Plotting code records
---
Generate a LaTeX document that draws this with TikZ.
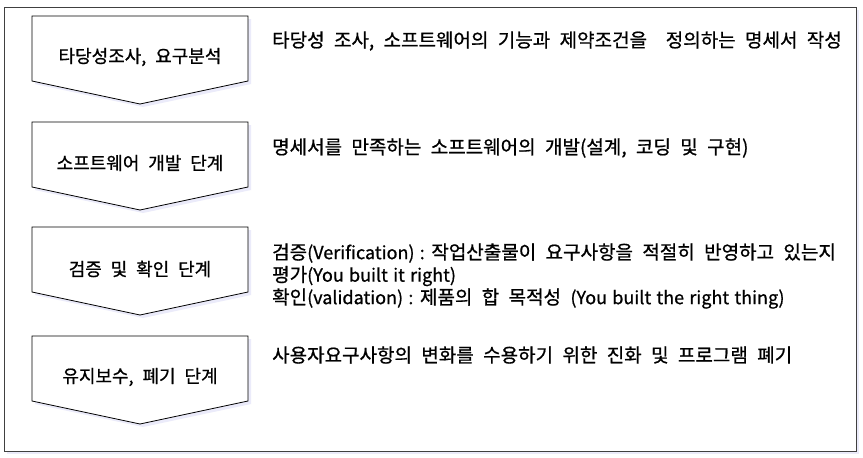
\documentclass[tikz,border=0pt]{standalone}
\usepackage{fontspec}
\setmainfont{Noto Sans CJK KR}[FakeBold=0.8, WordSpace=2.2]
\newfontfamily\latfam{Noto Sans CJK KR}[FakeBold=0.8, WordSpace=1.3]
\newcommand{\lat}[1]{{\fontsize{18}{22.5}\latfam #1}}
\begin{document}
\begin{tikzpicture}[x=1pt,y=-1pt,
  shp/.style={draw=black, fill=white, line width=0.8pt, line join=miter},
  shd/.style={fill=black!25!blue!8!white, draw=none},
  lbl/.style={font=\fontsize{18}{20}\selectfont, inner sep=0pt},
  desc/.style={font=\fontsize{19}{22.5}\selectfont, inner sep=0pt, anchor=west, align=left}]
\useasboundingbox (0,0) rectangle (863,458);
% outer frame
\fill[black!25!blue!8!white] (7,10) rectangle (859,454);
\draw[draw=black!75, fill=white, line width=1pt] (4,7) rectangle (856,451);
% stage shapes
\foreach \t/\n in {16/a,122/b,227/c,336/d}{
  \fill[shd] (35,\t+3) -- (251,\t+3) -- (251,\t+68) -- (143,\t+91) -- (35,\t+68) -- cycle;
  \draw[shp] (32,\t) -- (248,\t) -- (248,\t+65) -- (140,\t+88) -- (32,\t+65) -- cycle;
}
\node[lbl] (n1) at (140,57) {타당성조사, 요구분석};
\node[lbl] (n2) at (140,163) {소프트웨어 개발 단계};
\node[lbl] (n3) at (140,269) {검증 및 확인 단계};
\node[lbl] (n4) at (140,377) {유지보수, 폐기 단계};
\node[desc] (d1) at (272,41) {타당성 조사, 소프트웨어의 기능과 제약조건을 \ 정의하는 명세서 작성};
\node[desc] (d2) at (272,148) {명세서를 만족하는 소프트웨어의 개발(설계, 코딩 및 구현)};
\node[desc] (d3) at (272,276) {검증\lat{(Verification) : }작업산출물이 요구사항을 적절히 반영하고 있는지\\평가\lat{(You built it right)}\\확인\lat{(validation) : }제품의 합 목적성 \lat{(You built the right thing)}};
\node[desc] (d4) at (272,355) {사용자요구사항의 변화를 수용하기 위한 진화 및 프로그램 폐기};
\end{tikzpicture}
\end{document}
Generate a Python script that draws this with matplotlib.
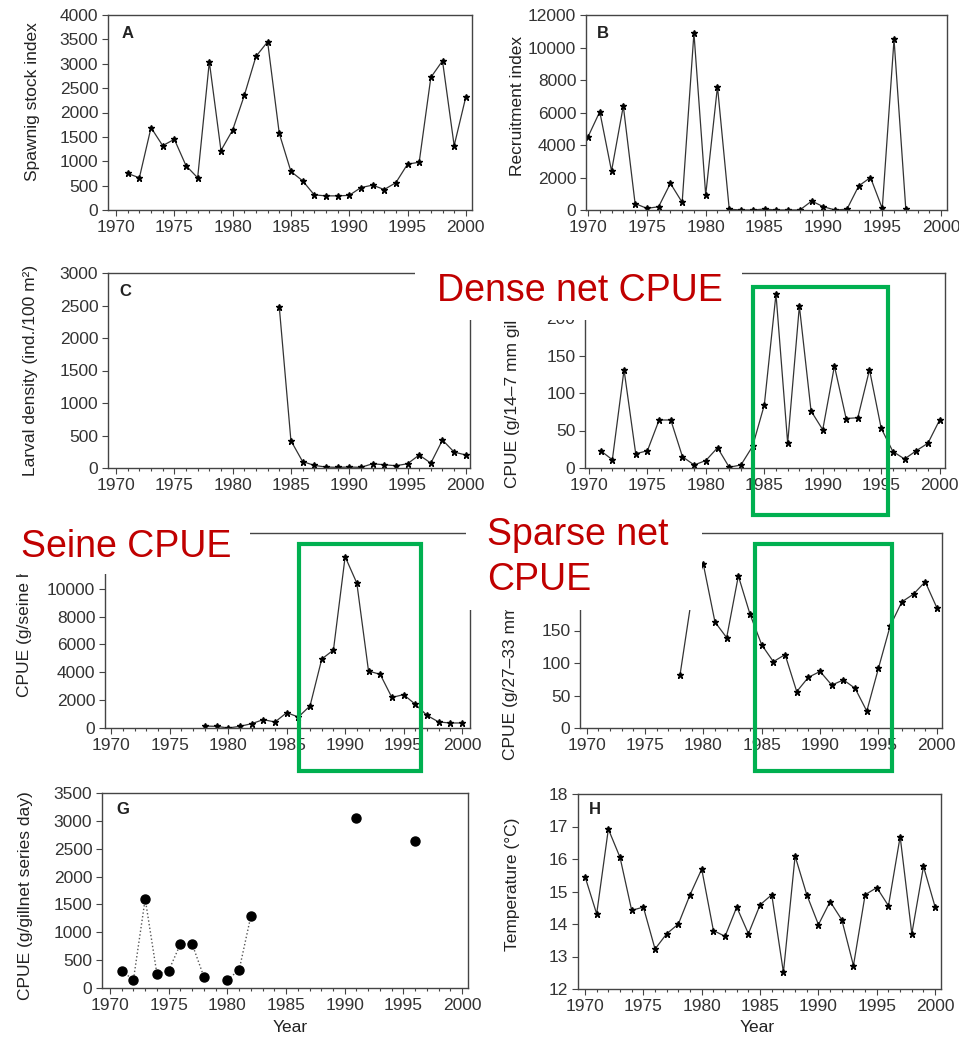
---
● JOB
Print the records word for word and exclude any picture they hold.

● REPLY
Generate a LaTeX document that draws this with TikZ.
\documentclass[tikz,border=0pt]{standalone}
\usepackage{fontspec}
\setmainfont{Noto Sans CJK KR}[FakeBold=0.8, WordSpace=2.2]
\newfontfamily\latfam{Noto Sans CJK KR}[FakeBold=0.8, WordSpace=1.3]
\newcommand{\lat}[1]{{\fontsize{18}{22.5}\latfam #1}}
\begin{document}
\begin{tikzpicture}[x=1pt,y=-1pt,
  shp/.style={draw=black, fill=white, line width=0.8pt, line join=miter},
  shd/.style={fill=black!25!blue!8!white, draw=none},
  lbl/.style={font=\fontsize{18}{20}\selectfont, inner sep=0pt},
  desc/.style={font=\fontsize{19}{22.5}\selectfont, inner sep=0pt, anchor=west, align=left}]
\useasboundingbox (0,0) rectangle (863,458);
% outer frame
\fill[black!25!blue!8!white] (7,10) rectangle (859,454);
\draw[draw=black!75, fill=white, line width=1pt] (4,7) rectangle (856,451);
% stage shapes
\foreach \t/\n in {16/a,122/b,227/c,336/d}{
  \fill[shd] (35,\t+3) -- (251,\t+3) -- (251,\t+68) -- (143,\t+91) -- (35,\t+68) -- cycle;
  \draw[shp] (32,\t) -- (248,\t) -- (248,\t+65) -- (140,\t+88) -- (32,\t+65) -- cycle;
}
\node[lbl] (n1) at (140,57) {타당성조사, 요구분석};
\node[lbl] (n2) at (140,163) {소프트웨어 개발 단계};
\node[lbl] (n3) at (140,269) {검증 및 확인 단계};
\node[lbl] (n4) at (140,377) {유지보수, 폐기 단계};
\node[desc] (d1) at (272,41) {타당성 조사, 소프트웨어의 기능과 제약조건을 \ 정의하는 명세서 작성};
\node[desc] (d2) at (272,148) {명세서를 만족하는 소프트웨어의 개발(설계, 코딩 및 구현)};
\node[desc] (d3) at (272,276) {검증\lat{(Verification) : }작업산출물이 요구사항을 적절히 반영하고 있는지\\평가\lat{(You built it right)}\\확인\lat{(validation) : }제품의 합 목적성 \lat{(You built the right thing)}};
\node[desc] (d4) at (272,355) {사용자요구사항의 변화를 수용하기 위한 진화 및 프로그램 폐기};
\end{tikzpicture}
\end{document}
Generate a Python script that draws this with matplotlib.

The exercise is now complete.